Ты растерял жизнь на рифмы
Я безуспешно пытаюсь бороться с извечными пороками Человечества, какая глупость. Как всё же много «Я» в моих книгах. Открытых, незаконченных, странных. Много книг, много «Я».
«Мне же побухтеть не с кем, мне что, с кухонной колбасой разговаривать, что ли?» – снова вычитал я в своей «запретной книжке», что найдут после моей… А может ещё и не сдохнет Ваш Гошка-Матрёшка…
«Я, может быть, Иисус, только пьяный» – плохое святотатство, тем более что и в который раз повторяюсь, наверное.
«Раненный тигр, но всё же опасный» – Игоряха-Тигоряха, какой же ты опасный:)
Есть вещи, которые не слушать, которые хранить. Ну что тут скажешь, правда. Первостатейная глупость и непонятная правда. Пластинки, диски, старые записки, что прочтёшь, будучи совсем уж мудрым и старым.
«Дальше начнётся водка» – да не начнётся хулиганская моя водка, пожалуй, и хватит.
Пытался найти-пересмотреть короткометражку «Нас убивают», не нашёл, значит, моя идея, значит, уже скоро сладко «спи…дят».
«Гром-метражка» – самая нелепая фраза, что я выдумал. Гадайте сами.
«Да кто ж меня вспоминает» – наверное, несносная мама, нелепо икается только поэтому. ПОЭТому-поэтому. Так хватит икать, а нужно хихикать, в смысле наслаждаться Жизнью, пока она дана…
Ненавистные птицы неожиданно переродились в ещё более ненавистных мух. Дешёвый фильм ужасов.
«Я спал и видел дивные сны» – снова моё «дурацкое» самоцитирование…
Рифмы и Ноты, что я могу ещё? Растерял или не растерял?
Тысяча первый стих поэта Гошки, или Неблагодарное злато
Ели бы меня спросили, кто я и чем занимаюсь, я бы растерялся. Я мог бы, конечно, честно ответить – поэт. Но тут же неприязненно представил бы не без ехидства заданный вопросец: «А у вас, видимо, есть литературное образование?». И промолчал бы вовсе. Я ведь всего лишь просто сочинил тысячу стихов.
Да что за день сегодня такой? Это не день такой, здесь всегда так, это ночь. Сами же видите, зловредные, я – поэт и больше никто. Крайне глупо бороться с вами, не слишком хорошими, и я давно уж этого нелео совершать не собираюсь. «Самнюю битву» – когда-то давно, в глупейшем эпатаже сочинил я сам. Но теперь я другой. Совершенно иной.
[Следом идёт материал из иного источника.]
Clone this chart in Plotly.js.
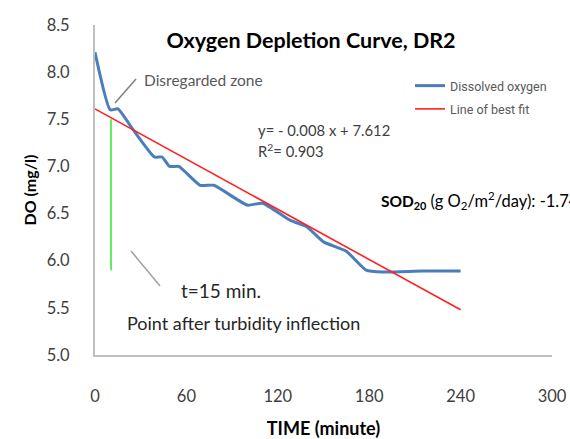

«Пробираясь сквозь шум и гам, и слегка напевая о «деньги к деньгам» – это уж совершеннейше не про меня, «православные». Я уж скорее обречённо подниму малодушно оброненную проржавевшую бритву, но про «деньги к деньгам»… Напевайте уж сами, ребятушки-злыдни, посмешите так уставшего от боли поэта.
«Не променяй на злато, поэт помятый. Ведь это злато не от ума-то. Нет возврата. Нет шабата. Не-е-ет.» – протяжно кричал я в нервическом сне, который уж и медленно исчезал. Что за дешёвый пошлейший рэп носился в моём моментально сбежавшем в небытие сновидении? Какого нафик «шабата», краснорожий ирландец Гошка?